**WHAT THE TASK ASKS**
It is required that the lines from the top of the listing through the line with "var highBars = [1.35, 3.9, 4.8, 10.2, 17.6, 23.75];" be reproduced exactly, excluding pictures.

**RECORDED DATA**
------------------------------------------------------------
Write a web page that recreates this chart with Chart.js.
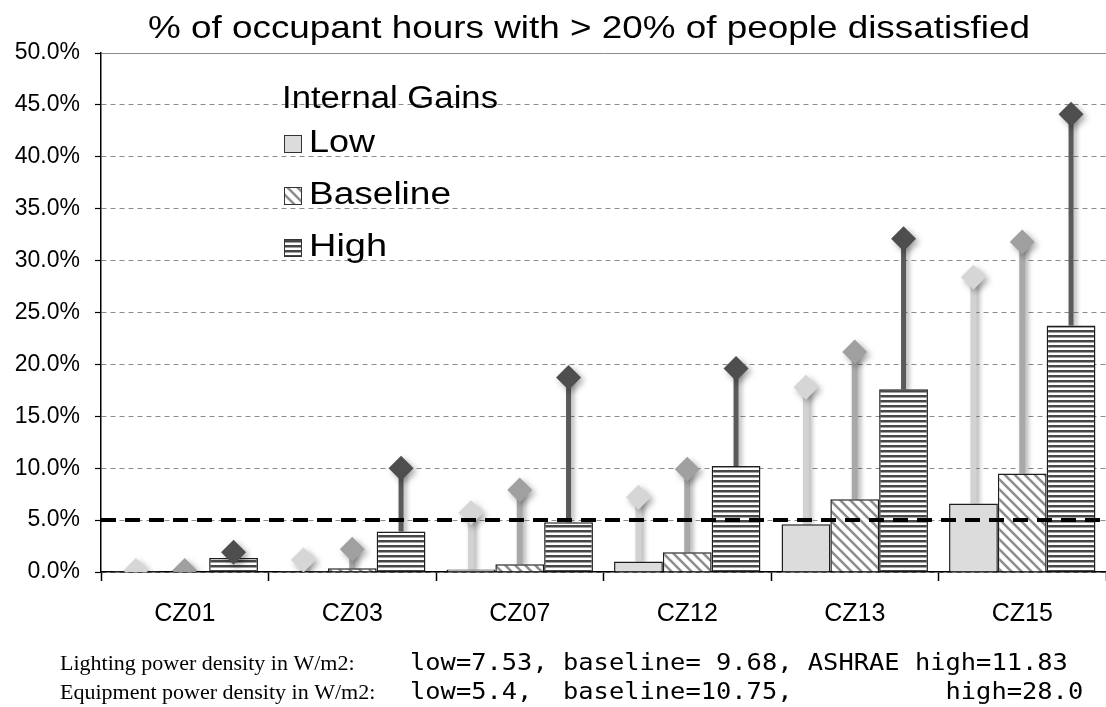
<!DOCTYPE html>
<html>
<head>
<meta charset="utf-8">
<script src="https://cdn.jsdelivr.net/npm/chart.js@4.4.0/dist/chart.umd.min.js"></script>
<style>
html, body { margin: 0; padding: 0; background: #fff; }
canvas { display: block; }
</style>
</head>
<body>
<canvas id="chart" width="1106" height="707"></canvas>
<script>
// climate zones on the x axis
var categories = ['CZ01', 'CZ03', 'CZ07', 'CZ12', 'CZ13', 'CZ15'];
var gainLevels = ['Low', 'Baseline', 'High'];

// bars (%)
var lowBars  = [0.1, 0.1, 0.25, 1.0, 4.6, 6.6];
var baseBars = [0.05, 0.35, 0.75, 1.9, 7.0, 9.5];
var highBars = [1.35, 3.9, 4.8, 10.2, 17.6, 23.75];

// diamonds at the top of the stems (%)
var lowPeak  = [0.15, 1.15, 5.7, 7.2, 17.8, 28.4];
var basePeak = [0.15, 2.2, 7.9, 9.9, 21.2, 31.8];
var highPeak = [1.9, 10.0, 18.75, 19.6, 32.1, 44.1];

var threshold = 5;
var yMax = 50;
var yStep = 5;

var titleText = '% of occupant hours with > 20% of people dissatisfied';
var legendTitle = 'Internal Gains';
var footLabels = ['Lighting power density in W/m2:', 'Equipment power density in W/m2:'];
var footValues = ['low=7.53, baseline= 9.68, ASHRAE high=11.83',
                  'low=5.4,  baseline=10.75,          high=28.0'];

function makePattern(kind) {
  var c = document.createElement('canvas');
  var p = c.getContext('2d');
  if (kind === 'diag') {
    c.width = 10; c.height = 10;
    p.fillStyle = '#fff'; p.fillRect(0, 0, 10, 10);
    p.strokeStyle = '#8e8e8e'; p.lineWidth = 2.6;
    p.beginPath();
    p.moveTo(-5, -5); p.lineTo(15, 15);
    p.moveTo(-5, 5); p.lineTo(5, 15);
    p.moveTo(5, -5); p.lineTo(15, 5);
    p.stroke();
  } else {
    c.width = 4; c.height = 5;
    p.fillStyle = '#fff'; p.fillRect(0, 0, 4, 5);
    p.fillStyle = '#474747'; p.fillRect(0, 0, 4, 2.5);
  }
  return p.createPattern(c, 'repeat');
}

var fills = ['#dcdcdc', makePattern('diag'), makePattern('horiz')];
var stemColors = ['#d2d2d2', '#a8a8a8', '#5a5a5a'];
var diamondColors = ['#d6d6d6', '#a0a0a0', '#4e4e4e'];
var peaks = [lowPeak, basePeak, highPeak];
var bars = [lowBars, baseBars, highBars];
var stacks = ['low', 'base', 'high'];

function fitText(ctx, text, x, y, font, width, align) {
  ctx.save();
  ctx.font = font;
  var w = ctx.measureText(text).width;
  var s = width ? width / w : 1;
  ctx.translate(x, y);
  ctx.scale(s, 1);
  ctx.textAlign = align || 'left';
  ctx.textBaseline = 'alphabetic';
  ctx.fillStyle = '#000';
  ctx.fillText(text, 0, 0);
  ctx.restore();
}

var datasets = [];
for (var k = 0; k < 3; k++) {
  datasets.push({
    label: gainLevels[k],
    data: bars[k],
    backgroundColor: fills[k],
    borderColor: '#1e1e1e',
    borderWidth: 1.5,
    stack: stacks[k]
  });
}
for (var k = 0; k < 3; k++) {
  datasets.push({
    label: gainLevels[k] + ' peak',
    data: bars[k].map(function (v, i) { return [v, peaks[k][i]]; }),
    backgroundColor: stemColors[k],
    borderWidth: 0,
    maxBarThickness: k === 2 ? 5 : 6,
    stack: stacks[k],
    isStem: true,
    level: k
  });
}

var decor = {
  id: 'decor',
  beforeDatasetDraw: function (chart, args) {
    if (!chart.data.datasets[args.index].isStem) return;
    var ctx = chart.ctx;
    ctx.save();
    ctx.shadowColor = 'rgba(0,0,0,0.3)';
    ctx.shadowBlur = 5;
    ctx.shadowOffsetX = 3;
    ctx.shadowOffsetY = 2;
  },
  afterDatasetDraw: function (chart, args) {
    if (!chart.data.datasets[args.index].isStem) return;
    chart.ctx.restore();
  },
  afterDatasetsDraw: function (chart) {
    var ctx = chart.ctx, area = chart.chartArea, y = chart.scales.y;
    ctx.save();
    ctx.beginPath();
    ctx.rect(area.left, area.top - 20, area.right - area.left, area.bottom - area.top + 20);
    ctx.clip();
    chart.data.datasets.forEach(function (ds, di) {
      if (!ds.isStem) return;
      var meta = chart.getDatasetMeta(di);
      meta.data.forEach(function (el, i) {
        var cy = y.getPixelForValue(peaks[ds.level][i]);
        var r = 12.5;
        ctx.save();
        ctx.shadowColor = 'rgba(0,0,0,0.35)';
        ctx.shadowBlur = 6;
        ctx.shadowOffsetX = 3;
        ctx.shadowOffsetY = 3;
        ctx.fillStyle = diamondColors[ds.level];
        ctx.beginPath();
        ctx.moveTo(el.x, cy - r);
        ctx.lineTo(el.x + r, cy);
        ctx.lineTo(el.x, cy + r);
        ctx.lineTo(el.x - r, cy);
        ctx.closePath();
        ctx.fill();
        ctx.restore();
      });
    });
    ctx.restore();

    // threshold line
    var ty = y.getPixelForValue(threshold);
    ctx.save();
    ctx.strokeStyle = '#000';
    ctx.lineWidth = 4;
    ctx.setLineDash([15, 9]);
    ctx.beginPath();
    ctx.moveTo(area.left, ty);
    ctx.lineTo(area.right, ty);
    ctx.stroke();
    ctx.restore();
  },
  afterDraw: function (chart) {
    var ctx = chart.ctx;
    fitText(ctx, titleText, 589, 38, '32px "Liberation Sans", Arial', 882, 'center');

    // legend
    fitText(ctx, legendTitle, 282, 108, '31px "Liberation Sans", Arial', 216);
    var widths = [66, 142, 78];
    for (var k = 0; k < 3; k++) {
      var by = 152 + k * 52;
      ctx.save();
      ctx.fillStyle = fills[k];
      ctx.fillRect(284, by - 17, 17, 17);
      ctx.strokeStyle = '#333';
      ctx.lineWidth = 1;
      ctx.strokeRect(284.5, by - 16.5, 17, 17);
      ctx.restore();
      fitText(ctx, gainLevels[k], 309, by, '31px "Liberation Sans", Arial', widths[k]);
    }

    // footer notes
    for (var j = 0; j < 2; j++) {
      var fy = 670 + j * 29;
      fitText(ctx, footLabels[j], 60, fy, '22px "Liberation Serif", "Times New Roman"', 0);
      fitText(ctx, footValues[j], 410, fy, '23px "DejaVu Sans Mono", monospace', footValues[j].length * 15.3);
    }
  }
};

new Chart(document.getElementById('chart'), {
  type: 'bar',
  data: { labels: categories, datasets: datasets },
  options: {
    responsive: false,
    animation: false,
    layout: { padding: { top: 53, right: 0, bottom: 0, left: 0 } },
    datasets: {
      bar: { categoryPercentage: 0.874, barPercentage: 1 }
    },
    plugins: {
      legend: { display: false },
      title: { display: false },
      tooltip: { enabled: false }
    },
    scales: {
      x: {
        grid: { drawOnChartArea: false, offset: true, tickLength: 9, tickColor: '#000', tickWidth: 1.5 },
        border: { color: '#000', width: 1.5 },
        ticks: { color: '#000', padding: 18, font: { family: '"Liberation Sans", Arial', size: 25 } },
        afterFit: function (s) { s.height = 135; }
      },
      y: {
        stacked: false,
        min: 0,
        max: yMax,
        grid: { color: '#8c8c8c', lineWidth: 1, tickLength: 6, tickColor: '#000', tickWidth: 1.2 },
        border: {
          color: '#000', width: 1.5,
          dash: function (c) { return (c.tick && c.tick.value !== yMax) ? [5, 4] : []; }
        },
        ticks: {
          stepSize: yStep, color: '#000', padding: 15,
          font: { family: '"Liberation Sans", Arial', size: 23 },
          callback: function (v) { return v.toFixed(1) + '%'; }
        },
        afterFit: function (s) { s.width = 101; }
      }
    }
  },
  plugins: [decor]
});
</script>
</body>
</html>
------------------------------------------------------------
**EXERCISE ANSWER**
Write a web page that recreates this chart with Chart.js.
<!DOCTYPE html>
<html>
<head>
<meta charset="utf-8">
<script src="https://cdn.jsdelivr.net/npm/chart.js@4.4.0/dist/chart.umd.min.js"></script>
<style>
html, body { margin: 0; padding: 0; background: #fff; }
canvas { display: block; }
</style>
</head>
<body>
<canvas id="chart" width="1106" height="707"></canvas>
<script>
// climate zones on the x axis
var categories = ['CZ01', 'CZ03', 'CZ07', 'CZ12', 'CZ13', 'CZ15'];
var gainLevels = ['Low', 'Baseline', 'High'];

// bars (%)
var lowBars  = [0.1, 0.1, 0.25, 1.0, 4.6, 6.6];
var baseBars = [0.05, 0.35, 0.75, 1.9, 7.0, 9.5];
var highBars = [1.35, 3.9, 4.8, 10.2, 17.6, 23.75];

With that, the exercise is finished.